[START Available data]
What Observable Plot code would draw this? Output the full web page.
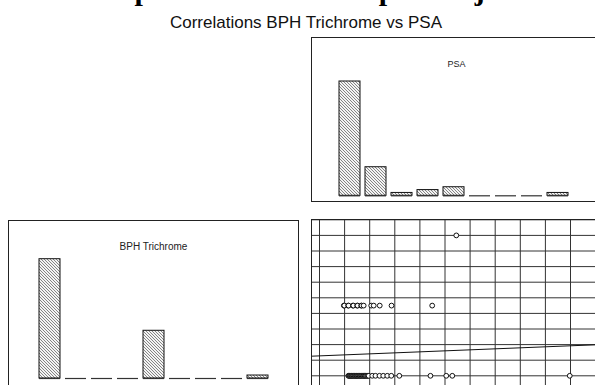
<!DOCTYPE html>
<html><head><meta charset="utf-8">
<script src="https://cdn.jsdelivr.net/npm/d3@7"></script>
<script src="https://cdn.jsdelivr.net/npm/@observablehq/plot@0.6"></script>
<style>
html,body{margin:0;padding:0;background:#fff;}
#page{position:relative;width:595px;height:385px;overflow:hidden;background:#fff;}
#page > svg{position:absolute;}
</style></head><body>
<div id="page"></div>
<script>
// ---- data ----
const titleText = "Scatterplot Matrix of Sample Subject Groups";
const subtitleText = "Correlations BPH Trichrome vs PSA";
const psaTitle = "PSA";
const bphTitle = "BPH Trichrome";

const binIds = [1, 2, 3, 4, 5, 6, 7, 8, 9];
const psaCounts = [40, 10, 1, 2, 3, 0, 0, 0, 1];
const bphCounts = [40, 0, 0, 0, 16, 0, 0, 0, 1];

// scatter: PSA (x) vs BPH Trichrome (y), 57 subjects
const psaValues = [
  1.15, 1.17, 1.2, 1.22, 1.25, 1.28, 1.3, 1.33, 1.36, 1.4,
  1.42, 1.45, 1.48, 1.5, 1.53, 1.56, 1.6, 1.62, 1.65, 1.68,
  1.72, 1.75, 1.78, 1.8, 1.83, 1.86, 1.9, 1.93, 1.96,
  2.1, 2.23, 2.39, 2.54, 2.7, 2.86, 3.18, 4.42, 5.05, 5.29, 9.97,
  0.97, 0.99, 1.14, 1.16, 1.33, 1.35, 1.5, 1.52, 1.66, 1.68, 1.76,
  2.06, 2.16, 2.4, 2.87, 4.49,
  5.45
];
const bphValues = [
  0, 0, 0, 0, 0, 0, 0, 0, 0, 0,
  0, 0, 0, 0, 0, 0, 0, 0, 0, 0,
  0, 0, 0, 0, 0, 0, 0, 0, 0,
  0, 0, 0, 0, 0, 0, 0, 0, 0, 0, 0,
  4.5, 4.5, 4.5, 4.5, 4.5, 4.5, 4.5, 4.5, 4.5, 4.5, 4.5,
  4.5, 4.5, 4.5, 4.5, 4.5,
  9
];
const fitIntercept = 1.277;
const fitSlope = 0.0646;
const gridXTicks = [0, 1, 2, 3, 4, 5, 6, 7, 8, 9, 10, 11, 12];
const gridYTicks = [-1, 0, 1, 2, 3, 4, 5, 6, 7, 8, 9, 10];

// ---- page ----
const page = document.getElementById("page");
const NS = "http://www.w3.org/2000/svg";

// hatch pattern
const defsSvg = document.createElementNS(NS, "svg");
defsSvg.setAttribute("width", "0"); defsSvg.setAttribute("height", "0");
defsSvg.innerHTML = `<defs><pattern id="hatch" width="3" height="3" patternUnits="userSpaceOnUse">
<rect width="3" height="3" fill="#f4f4f4"/>
<path d="M0,0L3,3M-1,2L1,4M2,-1L4,1" stroke="#858585" stroke-width="1"/></pattern></defs>`;
page.appendChild(defsSvg);

function place(svg, left, top) {
  svg.style.left = left + "px";
  svg.style.top = top + "px";
  svg.style.background = "transparent";
  svg.style.maxWidth = "none";
  page.appendChild(svg);
}

const font = "'Liberation Sans', Arial, sans-serif";

function histPanel(counts, title, o) {
  const data = binIds.map((b, i) => ({bin: b, count: counts[i]}));
  return Plot.plot({
    width: o.width, height: o.height,
    marginTop: 1, marginLeft: 1, marginRight: 1, marginBottom: 1,
    style: {fontFamily: font},
    x: {type: "band", domain: binIds, range: o.xRange, padding: o.padding, axis: null},
    y: {domain: [0, d3.max(counts)], range: o.yRange, axis: null},
    marks: [
      Plot.frame({stroke: "#222"}),
      Plot.text([title], {frameAnchor: "top", dy: o.titleDy, fontSize: o.titleSize, fill: "#222"}),
      Plot.barY(data.filter(d => d.count > 0), {x: "bin", y: "count", fill: "url(#hatch)", stroke: "#111", strokeWidth: 1}),
      Plot.tickY(data, {x: "bin", y: 0, stroke: "#333", strokeWidth: 1.2})
    ]
  });
}

place(histPanel(psaCounts, psaTitle, {
  width: 292, height: 166, xRange: [24.6, 263.3], padding: 0.18,
  yRange: [159.3, 45], titleDy: 23, titleSize: 9
}), 310, 36);

place(histPanel(bphCounts, bphTitle, {
  width: 292, height: 170, xRange: [23.9, 270.1], padding: 0.19,
  yRange: [159, 39.7], titleDy: 22, titleSize: 10
}), 7, 219);

// scatter
const points = psaValues.map((v, i) => ({psa: v, bph: bphValues[i]}));
const fitX = d3.extent([-1, ...gridXTicks]);
const fitLine = fitX.map(x => ({x, y: fitIntercept + fitSlope * x}));
place(Plot.plot({
  width: 300, height: 180,
  marginTop: 1, marginLeft: 1, marginRight: 0, marginBottom: 0,
  style: {fontFamily: font},
  x: {domain: [0, 10], range: [9, 260], axis: null},
  y: {domain: [0, 10], range: [157.3, 1.3], axis: null},
  marks: [
    Plot.gridX(gridXTicks, {stroke: "#333", strokeOpacity: 1, strokeWidth: 1}),
    Plot.gridY(gridYTicks, {stroke: "#333", strokeOpacity: 1, strokeWidth: 1}),
    Plot.line(fitLine, {x: "x", y: "y", stroke: "#111", strokeWidth: 1, clip: "frame"}),
    Plot.dot(points, {x: "psa", y: "bph", r: 2.4, fill: "white", stroke: "#111", strokeWidth: 1}),
    Plot.frame({stroke: "#222"})
  ]
}), 310, 218);

// titles
const t = document.createElementNS(NS, "svg");
t.setAttribute("width", "595"); t.setAttribute("height", "40");
t.style.left = "0px"; t.style.top = "0px";
t.innerHTML = `<text x="43" y="0" font-family="'Liberation Serif','Times New Roman',serif" font-weight="bold" font-size="30" fill="#000"></text>
<text x="306" y="28" text-anchor="middle" font-family="${font.replace(/"/g,'')}" font-size="17" fill="#111"></text>`;
t.children[0].textContent = titleText;
t.children[1].textContent = subtitleText;
page.appendChild(t);
</script>
</body></html>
[END Available data]
## [Instructions to follow]
Write out the lines from the start of the material to the line with "16, 0, 0, 0, 1];", inclusive and exactly. Skip the pictures.

## [The answer]
What Observable Plot code would draw this? Output the full web page.
<!DOCTYPE html>
<html><head><meta charset="utf-8">
<script src="https://cdn.jsdelivr.net/npm/d3@7"></script>
<script src="https://cdn.jsdelivr.net/npm/@observablehq/plot@0.6"></script>
<style>
html,body{margin:0;padding:0;background:#fff;}
#page{position:relative;width:595px;height:385px;overflow:hidden;background:#fff;}
#page > svg{position:absolute;}
</style></head><body>
<div id="page"></div>
<script>
// ---- data ----
const titleText = "Scatterplot Matrix of Sample Subject Groups";
const subtitleText = "Correlations BPH Trichrome vs PSA";
const psaTitle = "PSA";
const bphTitle = "BPH Trichrome";

const binIds = [1, 2, 3, 4, 5, 6, 7, 8, 9];
const psaCounts = [40, 10, 1, 2, 3, 0, 0, 0, 1];
const bphCounts = [40, 0, 0, 0, 16, 0, 0, 0, 1];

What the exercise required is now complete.